Mr Jazz's penchant for cut and paste: LOUIS Armstrong was one of a kind. That wide grin, inimitable trumpet sound, gravelly voice and irrepressible optimism combined to make him one of the most influential cultural figures in 20th-century America. (Ashleigh Wilson, March 17, 2009, The Australian)

A passion for collage was one of the least known aspects of Armstrong's life. Viewed out of context - that is, solely as art - the merits of these collages are mixed. But as a visual diary his collages offer a uniquely personal insight into Armstrong's world.
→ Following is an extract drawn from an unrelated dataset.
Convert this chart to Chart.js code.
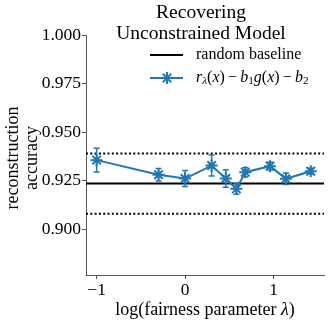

The collages feature photographs of Armstrong and others, newspaper clippings, pictures, telegrams, postcards and handwritten notes, all stuck together with sticky tape. "My hobbie is to pick out the different things during what I read and piece them together and (make) a little story of my own," he once said.

Armstrong created about 500 collages between 1953 and 1971. Brower uses dozens of them to illustrate his book, described as a "biography in the form of an art book".

The collages accompanied another hobby Armstrong began about the same time: talking into a reel-to-reel tape recorder for hours at a time, reminiscing and discussing his life and music. On these cardboard tape boxes - as well as in scrapbooks - he would make collages to comment on "African-American life and accomplishments, his career and Hollywood". "For someone who declared himself steadfastly non-political, these pages stand in direct contradiction to that assertion," Brower writes.

The origins of Armstrong's interest in collage are unknown, Brower writes. But he says the works represent a perfect mixture of high and folk art, "the most jazz-like of all visual art forms".

"As he had done throughout his career, he was creating at once a self-aware art form and a record of the events themselves," he writes. It also wasn't clear whether Armstrong was making these collages, some of which he sent to friends and family, for public display. "As he did with his writing, Louis recorded his personal history and travels, adding to his own myth," according to Brower.

In one collage, he uses newspaper headlines that record his brush with death in 1971, including his quote: "Tell all the cats the Choirmaster up there in Heaven will have to wait for old 'Louis'." Another features a photograph of him and his wife Lucille meeting pope Pius XII.

At the time, the pope had asked Armstrong whether he had any children. "No, but we keep tryin'," he replied.